Opinião

Artigo: Violência em nome de Deus

''Ninguém tem a prerrogativa de agredir crianças e adolescentes, seja sob que pretexto for''

O nome do juiz é Sergio Luiz Ribeiro de Souza, da 1ª Vara da Infância, da Juventude e do Idoso do Rio de Janeiro. Na semana passada, ele tomou uma decisão de extrema importância, digna de aplausos: proibiu a venda e a publicação na internet do livro O que toda mãe gostaria de saber sobre a disciplina bíblica, que orienta pais ou responsáveis a educarem as crianças com castigos físicos. É isso mesmo: a autora da publicação repugnante, Simone Gaspar Quaresma, usa o nome de Deus para defender a violência contra vulneráveis.

O juiz também determinou que links para palestras dela com o mesmo tema sejam retirados da internet por Google, Facebook, Amazon e pelo site com o qual ela colabora, que tem o sugestivo nome de Mulheres Piedosas.

No livro e nas palestras, a “religiosa” sugere o “uso da vara” para disciplinar os filhos e critica os pais que refutam castigos físicos. O juiz enfatizou, na decisão, que o direito à integridade física e psicológica de crianças e adolescentes deve prevalecer sobre a liberdade religiosa e de expressão. Ele chamou a atenção para as artimanhas das orientações. “A ré tem plena ciência de que o que prega é contrário à lei, tanto assim que ensina os pais a baterem em locais que não sejam visíveis, bem como a orientar seus filhos a não delatar as agressões”, escreveu. “O perigo de dano é evidente, haja vista que os livros e vídeos incitando os pais a agredirem seus filhos estão acessíveis ao público, colocando em risco a integridade física de crianças e adolescentes.” Perfeitas as colocações do magistrado, sem meias-palavras.

A Associação Nacional de Juristas Evangélicos saiu em defesa da “religiosa”. Disse que ela é “respeitada escritora e conferencista no meio cristão evangélico”. Se assim for, representa um perigo maior ainda, porque tem capacidade de influenciar muitas pessoas. A entidade ainda classificou a determinação do juiz como um cerceamento da liberdade de expressão dela e pretende recorrer ao Tribunal de Justiça, “que certamente levará em conta esta grave violação de direito humano fundamental”, como destacou a nota. Dá para acreditar num argumento desse? Grave violação de direito humano fundamental é o que essa mulher prega.
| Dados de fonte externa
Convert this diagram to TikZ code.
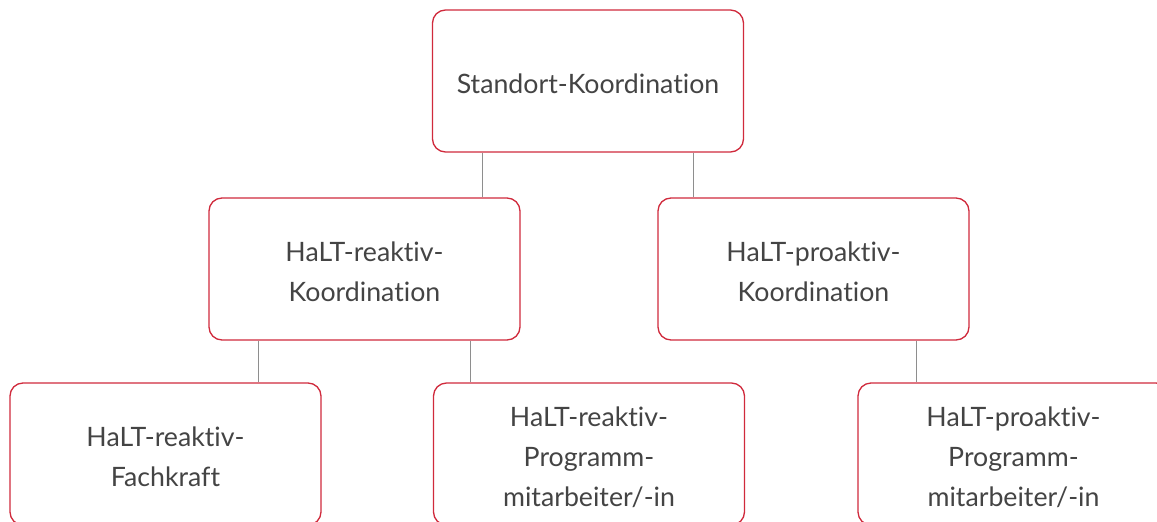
\documentclass[tikz,border=0pt]{standalone}
\usepackage{fontspec}
\setmainfont[Ligatures=NoCommon]{Lato}
\definecolor{boxred}{HTML}{D02A3C}
\definecolor{txtgray}{HTML}{444444}
\definecolor{linegray}{HTML}{8E8E8E}
\begin{document}
\begin{tikzpicture}[x=1pt,y=-1pt,
  orgbox/.style={draw=boxred, line width=1.3pt, rounded corners=13pt, fill=white,
    minimum width=311pt, minimum height=142pt, inner sep=0pt,
    label={[boxtext]center:#1}},
  boxtext/.style={align=center, inner sep=0pt, yshift=-3pt,
    text=txtgray, font=\fontsize{26.7}{40}\selectfont},
  link/.style={draw=linegray, line width=1.2pt}]
\useasboundingbox[fill=white] (0,0) rectangle (1157,522);
\node[orgbox={Standort-Koordination}] (top) at (588,81) {};
\node[orgbox={HaLT-reaktiv-\\Koordination}] (midL) at (364.5,269) {};
\node[orgbox={HaLT-proaktiv-\\Koordination}] (midR) at (813.5,269) {};
\node[orgbox={HaLT-reaktiv-\\Fachkraft}] (botL) at (165.5,454) {};
\node[orgbox={HaLT-reaktiv-\\Programm-\\mitarbeiter/-in}] (botM) at (589,454) {};
\node[orgbox={HaLT-proaktiv-\\Programm-\\mitarbeiter/-in}] (botR) at (1013.5,454) {};
\draw[link] ([xshift=51pt]top.south west) -- ([xshift=51pt]top.south west |- midL.north);
\draw[link] ([xshift=-51pt]top.south east) -- ([xshift=-51pt]top.south east |- midR.north);
\draw[link] ([xshift=50pt]midL.south west) -- ([xshift=50pt]midL.south west |- botL.north);
\draw[link] ([xshift=-50pt]midL.south east) -- ([xshift=-50pt]midL.south east |- botM.north);
\draw[link] ([xshift=-53pt]midR.south east) -- ([xshift=-53pt]midR.south east |- botR.north);
\end{tikzpicture}
\end{document}
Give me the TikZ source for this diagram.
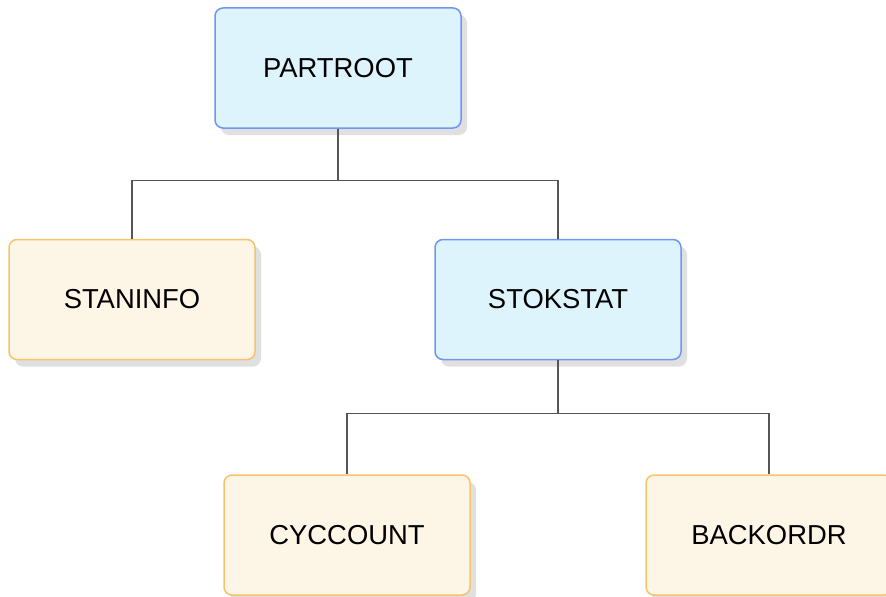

Ninguém tem a prerrogativa de agredir crianças e adolescentes, seja sob que pretexto for. Os algozes têm de ser denunciados. Quem souber ou perceber maus-tratos deve denunciar tanto em delegacias quanto pelo Disque 100, app Direitos Humanos ou no site da Ouvidoria Nacional dos Direitos Humanos.

Meninos e meninas não são propriedades das famílias. São cidadãos com plenos direitos, inclusive à integridade física. Devem ser educados com a dignidade que merecem, num ambiente de afeto e acolhimento. O lar tem de ser um local de segurança, não de tormento.